The cost of putting together an exhibition in times of recession is often not sustainable for the average duration of the show, which is 3 to 6 months. Currently, most exhibitions in Italy are thus bought ready-made by other museums. In many cases, Italy is even lending pieces to exhibitions that are subsequently brought to Italy by Italian museums, highlights Guerzoni, stressing the absurdity of a situation that definitely needs to be rectified.
According to the speakers, the solution to this paradoxical situation, is to go beyond the distinction between public and private and to encourage the collections’ mobility.
AIMEX' s final aim is to create a market place for exhibitions to enable museum professionals to sustain the costs of producing shows by prolonging their life cycle. “We shouldn't be afraid of trading in exhibitions. Selling an exhibition to another museum enhances the visibility of the exhibits, making them accessible to a wider public,” states Asproni. “Moreover, an Italian exhibition might get visitors intrigued in Italian culture, thus stimulating them to come to Italy and visit our museums.”

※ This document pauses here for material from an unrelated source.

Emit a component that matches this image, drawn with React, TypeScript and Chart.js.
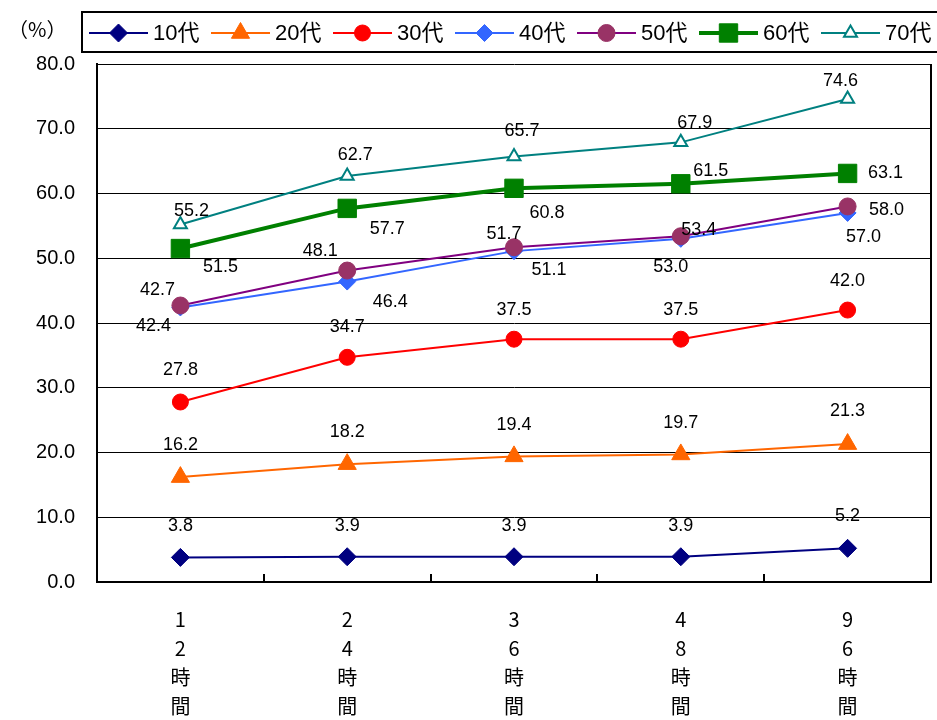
import React, { useEffect, useRef } from 'react';
import { Chart, registerables } from 'chart.js';

Chart.register(...registerables);

// ---- data ----
const categories: string[][] = [
  ['1', '2', '時', '間'],
  ['2', '4', '時', '間'],
  ['3', '6', '時', '間'],
  ['4', '8', '時', '間'],
  ['9', '6', '時', '間'],
];
const seriesNames = ['10代', '20代', '30代', '40代', '50代', '60代', '70代'];
const v10 = [3.8, 3.9, 3.9, 3.9, 5.2];
const v20 = [16.2, 18.2, 19.4, 19.7, 21.3];
const v30 = [27.8, 34.7, 37.5, 37.5, 42.0];
const v40 = [42.4, 46.4, 51.1, 53.0, 57.0];
const v50 = [42.7, 48.1, 51.7, 53.4, 58.0];
const v60 = [51.5, 57.7, 60.8, 61.5, 63.1];
const v70 = [55.2, 62.7, 65.7, 67.9, 74.6];
const yMin = 0;
const yMax = 80;
const yStep = 10;
const unitLabel = '（%）';

// ---- styles ----
type Sty = { line: string; fill: string; stroke: string; shape: string; r: number; lw: number };
const styles: Sty[] = [
  { line: '#000080', fill: '#000080', stroke: '#000080', shape: 'rectRot', r: 9, lw: 2 },
  { line: '#FF6600', fill: '#FF6600', stroke: '#FF6600', shape: 'triangle', r: 10.5, lw: 2 },
  { line: '#FF0000', fill: '#FF0000', stroke: '#FF0000', shape: 'circle', r: 8, lw: 2 },
  { line: '#3366FF', fill: '#3366FF', stroke: '#3366FF', shape: 'rectRot', r: 8.5, lw: 2 },
  { line: '#800080', fill: '#993366', stroke: '#993366', shape: 'circle', r: 8.5, lw: 2 },
  { line: '#008000', fill: '#008000', stroke: '#008000', shape: 'rect', r: 13, lw: 4 },
  { line: '#008080', fill: '#FFFFFF', stroke: '#008080', shape: 'triangle', r: 7.5, lw: 2 },
];

// label placement (pixel offsets from the point) per series / point
const labelOffsets: number[][][] = [
  [[0, -31], [0, -31], [0, -31], [0, -31], [0, -32]],
  [[0, -32], [0, -32], [0, -31], [0, -31], [0, -33]],
  [[0, -32], [0, -30], [0, -29], [0, -29], [0, -29]],
  [[-27, 19], [43, 20], [35, 19], [-10, 28], [16, 24]],
  [[-23, -15], [-27, -20], [-10, -13], [18, -6], [39, 4]],
  [[40, 18], [40, 21], [33, 25], [30, -13], [38, 0]],
  [[11, -14], [8, -21], [8, -26], [14, -19], [-7, -18]],
];

const allValues = [v10, v20, v30, v40, v50, v60, v70];
const latin = '"Liberation Sans", Arial, "Noto Sans CJK JP", sans-serif';
const cjk = '"Noto Sans CJK JP", "Liberation Sans", sans-serif';

function drawShape(ctx: CanvasRenderingContext2D, shape: string, x: number, y: number, r: number, fill: string, stroke: string, bw: number) {
  ctx.save();
  ctx.beginPath();
  if (shape === 'circle') {
    ctx.arc(x, y, r, 0, Math.PI * 2);
  } else if (shape === 'rectRot') {
    ctx.moveTo(x - r, y);
    ctx.lineTo(x, y - r);
    ctx.lineTo(x + r, y);
    ctx.lineTo(x, y + r);
    ctx.closePath();
  } else if (shape === 'triangle') {
    for (let k = 0; k < 3; k++) {
      const a = (k * 2 * Math.PI) / 3;
      const px = x + Math.sin(a) * r;
      const py = y - Math.cos(a) * r;
      if (k === 0) ctx.moveTo(px, py);
      else ctx.lineTo(px, py);
    }
    ctx.closePath();
  } else {
    const s = Math.SQRT1_2 * r;
    ctx.rect(x - s, y - s, 2 * s, 2 * s);
  }
  ctx.fillStyle = fill;
  ctx.fill();
  ctx.lineWidth = bw;
  ctx.strokeStyle = stroke;
  ctx.stroke();
  ctx.restore();
}

const decorPlugin = {
  id: 'decor',
  beforeDraw(chart: any) {
    const ctx = chart.ctx as CanvasRenderingContext2D;
    ctx.save();
    ctx.fillStyle = '#fff';
    ctx.fillRect(0, 0, chart.width, chart.height);
    ctx.restore();
  },
  afterDraw(chart: any) {
    const ctx = chart.ctx as CanvasRenderingContext2D;
    const area = chart.chartArea;
    const xs = chart.scales.x;
    ctx.save();
    // right border
    ctx.strokeStyle = '#000';
    ctx.lineWidth = 2;
    ctx.beginPath();
    ctx.moveTo(area.right, area.top);
    ctx.lineTo(area.right, area.bottom + 1);
    ctx.stroke();
    // inner x ticks at category boundaries
    ctx.lineWidth = 2;
    for (let i = 0; i < categories.length - 1; i++) {
      const bx = Math.round((xs.getPixelForValue(i) + xs.getPixelForValue(i + 1)) / 2);
      ctx.beginPath();
      ctx.moveTo(bx, area.bottom);
      ctx.lineTo(bx, area.bottom - 8);
      ctx.stroke();
    }
    // unit label
    ctx.fillStyle = '#000';
    ctx.font = '20px ' + cjk;
    ctx.textAlign = 'left';
    ctx.textBaseline = 'middle';
    ctx.fillText(unitLabel, 8, 29);
    // legend box
    ctx.lineWidth = 2;
    ctx.strokeStyle = '#000';
    ctx.strokeRect(82, 12, 870, 40);
    const cy = 33;
    seriesNames.forEach((name, i) => {
      const st = styles[i];
      const x0 = 89 + 122 * i;
      ctx.strokeStyle = st.line;
      ctx.lineWidth = st.lw;
      ctx.beginPath();
      ctx.moveTo(x0, cy);
      ctx.lineTo(x0 + 59, cy);
      ctx.stroke();
      drawShape(ctx, st.shape, x0 + 29.5, cy, st.r, st.fill, st.stroke, st.fill === '#FFFFFF' ? 2 : 1);
      ctx.fillStyle = '#000';
      ctx.font = '22px ' + latin;
      ctx.textAlign = 'left';
      ctx.textBaseline = 'middle';
      ctx.fillText(name, x0 + 64, cy + 1);
    });
    ctx.restore();
  },
  afterDatasetsDraw(chart: any) {
    const ctx = chart.ctx as CanvasRenderingContext2D;
    ctx.save();
    ctx.fillStyle = '#000';
    ctx.font = '18px ' + latin;
    ctx.textAlign = 'center';
    ctx.textBaseline = 'middle';
    allValues.forEach((vals, i) => {
      const meta = chart.getDatasetMeta(i);
      vals.forEach((v, j) => {
        const p = meta.data[j];
        const [dx, dy] = labelOffsets[i][j];
        ctx.fillText(v.toFixed(1), p.x + dx, p.y + dy);
      });
    });
    ctx.restore();
  },
};

export default function App() {
  const ref = useRef<HTMLCanvasElement | null>(null);
  useEffect(() => {
    if (!ref.current) return;
    const chart = new Chart(ref.current, {
      type: 'line',
      data: {
        labels: categories as any,
        datasets: allValues.map((vals, i) => ({
          label: seriesNames[i],
          data: vals,
          borderColor: styles[i].line,
          borderWidth: styles[i].lw,
          backgroundColor: styles[i].fill,
          pointStyle: styles[i].shape as any,
          pointRadius: styles[i].r,
          pointHoverRadius: styles[i].r,
          pointBackgroundColor: styles[i].fill,
          pointBorderColor: styles[i].stroke,
          pointBorderWidth: styles[i].fill === '#FFFFFF' ? 2 : 1,
          tension: 0,
          fill: false,
          order: 10 - i,
          clip: false as any,
        })),
      },
      options: {
        animation: false,
        responsive: true,
        maintainAspectRatio: false,
        layout: { autoPadding: false, padding: { left: 0, right: 6, top: 64, bottom: 0 } },
        plugins: { legend: { display: false }, tooltip: { enabled: false }, title: { display: false } },
        scales: {
          x: {
            offset: true,
            grid: { drawOnChartArea: false, drawTicks: false },
            border: { display: true, color: '#000', width: 2 },
            ticks: {
              color: '#000',
              font: { family: cjk, size: 20, lineHeight: 1.45 },
              padding: 23,
              autoSkip: false,
              maxRotation: 0,
              minRotation: 0,
            },
            afterFit: (s: any) => {
              s.height = 138;
              s.paddingLeft = 0;
              s.paddingRight = 0;
            },
          },
          y: {
            min: yMin,
            max: yMax,
            grid: { color: '#000', lineWidth: 1, drawTicks: false },
            border: { display: true, color: '#000', width: 2 },
            ticks: {
              stepSize: yStep,
              color: '#000',
              font: { family: latin, size: 20 },
              padding: 22,
              callback: (v: any) => Number(v).toFixed(1),
            },
            afterFit: (s: any) => { s.width = 97; },
          },
        },
      },
      plugins: [decorPlugin],
    });
    return () => chart.destroy();
  }, []);
  return (
    <div style={{ position: 'absolute', left: 0, top: 0, width: 937, height: 720, background: '#fff' }}>
      <canvas ref={ref} />
    </div>
  );
}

I usually leave Italy with a both sense of guilt for abandoning my country while it is sinking, and gratitude for being able to live and work in London. But this time, I left Turin feeling extremely inspired by the energy and the premise with which the Italian private and public art world is trying to face the crisis.
Figure 4: Artissima Stand for Massimo da Carlo, Milan | London.
Image courtesy the author
1. Skate's Annual Art Investment Report, 2012, New York, part 2, pg. 13.